The Myth of Football's "Good Ole Days"

illya mclellan@illya mclellan @illbehaviorNZSenior Analyst IJanuary 26, 2009

More and more I have seen people lamenting the "changes" football as a worldwide network is undergoing.

The perceived change in values and ethics by professionals and the teams they play for as they apparently only just start to bow to the almighty dollar.

These fantastical ideas are just that, fantasy.

There has been no massive shift in priority from one generation of football to the other.

This idea is completely false, as since the advent of the professional game, money has been as big a part of the game as it is now. 

Previous to the age of professionalism being the thing spoken about behind closed doors.

"You play for my team you get free meat from my brother the butcher for the year," etc.

It is with minds tinged by the hazy sentimentality of nostalgia that people remember the good old days and how their local teams captain used to play for a bottle of milk that he would drink after the game.

The idea that the game has become predictable and dominated by well moneyed clubs is in fact smashed to bits by what Alex Ferguson has achieved with Manchester United.

While they have by no means been conservative spenders over the last twenty or so years, the occasional extravagant purchase was backed up by a profitable enterprise and not a huge injection of cash from a wealthy new owner.

United are in fact almost the antithesis of what Chelsea became under Abramovich.

But in mentioning Chelsea I must also say that they were by no means suddenly propelled in to orbit by the intervention of the Russian and his conveniently acquired riches.

They had in fact been working towards challenging the order of things for a number of years and it was this that perhaps in some ways first caused Abramovich to notice the club.

Others would say that it was all to do with him wanting to own expensive real estate but either way what happened at Chelsea was refreshing and gave a large group of fans something they could have only dreamed of a few years beforehand.

We now see Manchester City in the same position as Chelsea were not too long ago.

They now have the money though some seem to doubt the prestige.

But again Manchester City had been building for success and had been comfortably afloat in the Premier league with a good youth program and a club set up that was envied by many other outfits across Europe.

David Moyes (Everton) and Martin O'Neill (Aston Villa) have in fact been doing something very similar to what was going on at Chelsea and Manchester City before they were picked up by investment. That is, consolidating a strong position and slowly building on it.

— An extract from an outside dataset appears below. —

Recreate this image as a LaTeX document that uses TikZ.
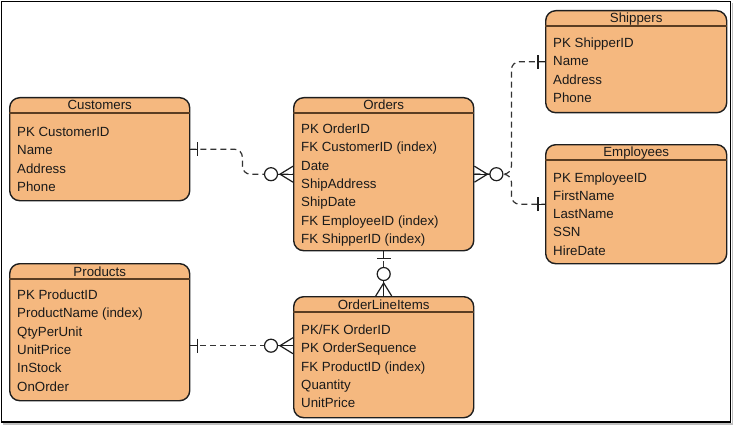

I would not be surprised at all to see in a year or a couple of years some other wealthy investor or investment group coming in for one of these clubs or any other Premier League or top European league entity and transforming them into big players for a period.

The question for these clubs is whether they can carry it on in the manner that clubs like Manchester United, Real Madrid and even Arsenal have with cunning investment and advantageously conspired marketing practices.

Money is a part of the game and anyone who laments the fact is living in a dream world. Just take a look at your memorabilia collection and replica shirts if you have any doubts. The world is a huge market and we are participants in it whether we like it or not.

Football could never exist outside it, nor could any other sport.